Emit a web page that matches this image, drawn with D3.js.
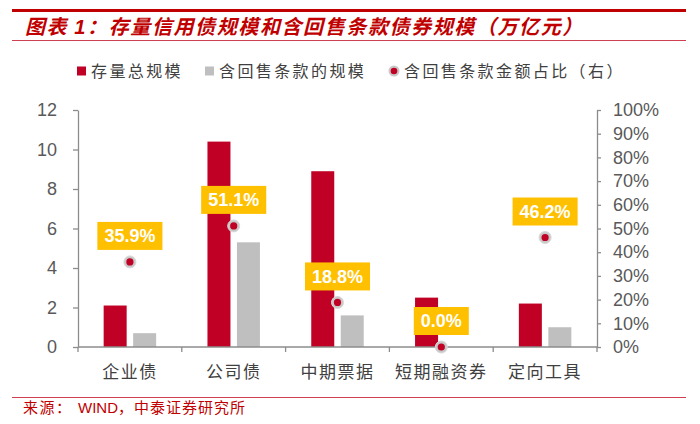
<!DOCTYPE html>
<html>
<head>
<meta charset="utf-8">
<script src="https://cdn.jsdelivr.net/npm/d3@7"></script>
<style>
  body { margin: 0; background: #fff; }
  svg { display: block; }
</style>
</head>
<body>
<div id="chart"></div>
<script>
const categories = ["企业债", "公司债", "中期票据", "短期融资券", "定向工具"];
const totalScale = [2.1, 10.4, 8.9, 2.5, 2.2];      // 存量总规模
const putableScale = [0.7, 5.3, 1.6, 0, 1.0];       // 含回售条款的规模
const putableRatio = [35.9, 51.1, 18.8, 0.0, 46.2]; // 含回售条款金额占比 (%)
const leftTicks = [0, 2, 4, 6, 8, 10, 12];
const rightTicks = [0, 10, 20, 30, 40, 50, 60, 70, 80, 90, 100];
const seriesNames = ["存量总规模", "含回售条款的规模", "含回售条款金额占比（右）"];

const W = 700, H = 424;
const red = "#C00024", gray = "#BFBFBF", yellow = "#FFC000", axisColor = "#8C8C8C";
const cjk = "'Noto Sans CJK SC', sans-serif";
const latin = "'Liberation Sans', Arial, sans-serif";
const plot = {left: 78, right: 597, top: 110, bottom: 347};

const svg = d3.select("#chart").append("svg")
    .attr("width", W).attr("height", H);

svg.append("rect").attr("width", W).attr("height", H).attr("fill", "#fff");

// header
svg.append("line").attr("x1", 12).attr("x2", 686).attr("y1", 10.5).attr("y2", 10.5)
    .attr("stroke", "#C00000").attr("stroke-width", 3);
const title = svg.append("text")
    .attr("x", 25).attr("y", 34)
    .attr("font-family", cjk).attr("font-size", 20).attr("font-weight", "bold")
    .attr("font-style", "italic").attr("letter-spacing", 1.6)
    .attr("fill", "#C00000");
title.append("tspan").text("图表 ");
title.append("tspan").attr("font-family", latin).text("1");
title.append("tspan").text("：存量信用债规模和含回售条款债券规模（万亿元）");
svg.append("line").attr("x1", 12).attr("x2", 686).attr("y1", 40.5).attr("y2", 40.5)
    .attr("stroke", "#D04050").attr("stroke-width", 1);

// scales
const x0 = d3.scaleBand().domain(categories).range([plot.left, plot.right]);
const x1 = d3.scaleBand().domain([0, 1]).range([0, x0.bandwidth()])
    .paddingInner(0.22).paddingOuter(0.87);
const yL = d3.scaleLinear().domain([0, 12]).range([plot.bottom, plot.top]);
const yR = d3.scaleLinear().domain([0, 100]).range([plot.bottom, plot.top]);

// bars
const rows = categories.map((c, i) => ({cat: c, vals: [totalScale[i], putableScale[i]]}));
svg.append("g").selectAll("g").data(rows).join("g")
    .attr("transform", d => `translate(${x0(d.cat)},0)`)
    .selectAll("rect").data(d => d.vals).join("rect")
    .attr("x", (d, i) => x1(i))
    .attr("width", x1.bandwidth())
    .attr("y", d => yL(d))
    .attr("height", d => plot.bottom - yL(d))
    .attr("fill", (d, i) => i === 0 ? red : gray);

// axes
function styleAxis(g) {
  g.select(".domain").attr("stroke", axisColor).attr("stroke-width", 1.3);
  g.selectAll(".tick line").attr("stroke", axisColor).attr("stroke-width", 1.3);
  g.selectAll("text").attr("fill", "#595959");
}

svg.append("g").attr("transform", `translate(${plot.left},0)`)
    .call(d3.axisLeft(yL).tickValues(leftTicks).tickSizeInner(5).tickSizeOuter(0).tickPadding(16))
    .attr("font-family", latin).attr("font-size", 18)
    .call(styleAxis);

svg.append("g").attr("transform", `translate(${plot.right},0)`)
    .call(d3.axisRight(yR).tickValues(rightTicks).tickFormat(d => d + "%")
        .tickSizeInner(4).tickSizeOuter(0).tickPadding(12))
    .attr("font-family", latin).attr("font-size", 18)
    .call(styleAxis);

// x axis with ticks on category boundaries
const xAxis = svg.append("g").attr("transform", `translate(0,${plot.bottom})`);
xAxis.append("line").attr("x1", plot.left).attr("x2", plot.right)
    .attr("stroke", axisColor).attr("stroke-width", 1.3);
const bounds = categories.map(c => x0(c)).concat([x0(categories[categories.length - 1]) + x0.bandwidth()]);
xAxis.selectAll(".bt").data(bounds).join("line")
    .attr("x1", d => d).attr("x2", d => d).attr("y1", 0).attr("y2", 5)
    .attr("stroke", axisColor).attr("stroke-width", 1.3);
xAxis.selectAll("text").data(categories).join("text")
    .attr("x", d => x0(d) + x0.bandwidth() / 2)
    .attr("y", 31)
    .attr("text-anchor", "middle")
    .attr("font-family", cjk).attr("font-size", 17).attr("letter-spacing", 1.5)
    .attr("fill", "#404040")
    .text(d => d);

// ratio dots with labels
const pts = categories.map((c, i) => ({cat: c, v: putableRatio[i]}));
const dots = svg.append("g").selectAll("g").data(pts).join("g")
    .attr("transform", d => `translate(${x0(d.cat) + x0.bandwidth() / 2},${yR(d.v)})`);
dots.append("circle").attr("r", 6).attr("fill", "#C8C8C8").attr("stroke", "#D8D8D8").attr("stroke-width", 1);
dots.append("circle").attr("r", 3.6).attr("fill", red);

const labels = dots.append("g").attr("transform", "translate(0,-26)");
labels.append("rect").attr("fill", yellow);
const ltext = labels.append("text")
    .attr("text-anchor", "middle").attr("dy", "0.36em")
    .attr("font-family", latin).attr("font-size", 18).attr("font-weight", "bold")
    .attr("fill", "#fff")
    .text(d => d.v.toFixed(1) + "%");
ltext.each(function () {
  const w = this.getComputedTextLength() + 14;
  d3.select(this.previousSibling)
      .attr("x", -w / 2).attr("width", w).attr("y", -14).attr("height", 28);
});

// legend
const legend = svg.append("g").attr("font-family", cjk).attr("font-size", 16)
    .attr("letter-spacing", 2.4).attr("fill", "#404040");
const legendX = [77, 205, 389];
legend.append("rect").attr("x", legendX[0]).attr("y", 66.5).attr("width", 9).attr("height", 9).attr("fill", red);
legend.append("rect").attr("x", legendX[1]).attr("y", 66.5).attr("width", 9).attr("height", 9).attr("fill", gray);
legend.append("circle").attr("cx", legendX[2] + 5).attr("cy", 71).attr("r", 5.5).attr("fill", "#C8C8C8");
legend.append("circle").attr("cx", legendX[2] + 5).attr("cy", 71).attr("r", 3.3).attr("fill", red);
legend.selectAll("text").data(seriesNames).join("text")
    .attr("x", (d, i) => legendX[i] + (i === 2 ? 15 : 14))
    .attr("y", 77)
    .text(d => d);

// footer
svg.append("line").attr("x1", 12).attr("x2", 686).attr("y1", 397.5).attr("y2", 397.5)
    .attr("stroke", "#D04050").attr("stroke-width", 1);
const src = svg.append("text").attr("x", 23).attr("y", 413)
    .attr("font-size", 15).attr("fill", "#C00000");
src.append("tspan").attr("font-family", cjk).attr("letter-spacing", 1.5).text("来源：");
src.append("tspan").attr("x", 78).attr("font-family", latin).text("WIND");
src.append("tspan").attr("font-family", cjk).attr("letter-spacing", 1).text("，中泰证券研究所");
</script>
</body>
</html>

TASK
Which lines above contain the word "with"? Copy each of them.

OUTPUT
Emit a web page that matches this image, drawn with D3.js.
// x axis with ticks on category boundaries
// ratio dots with labels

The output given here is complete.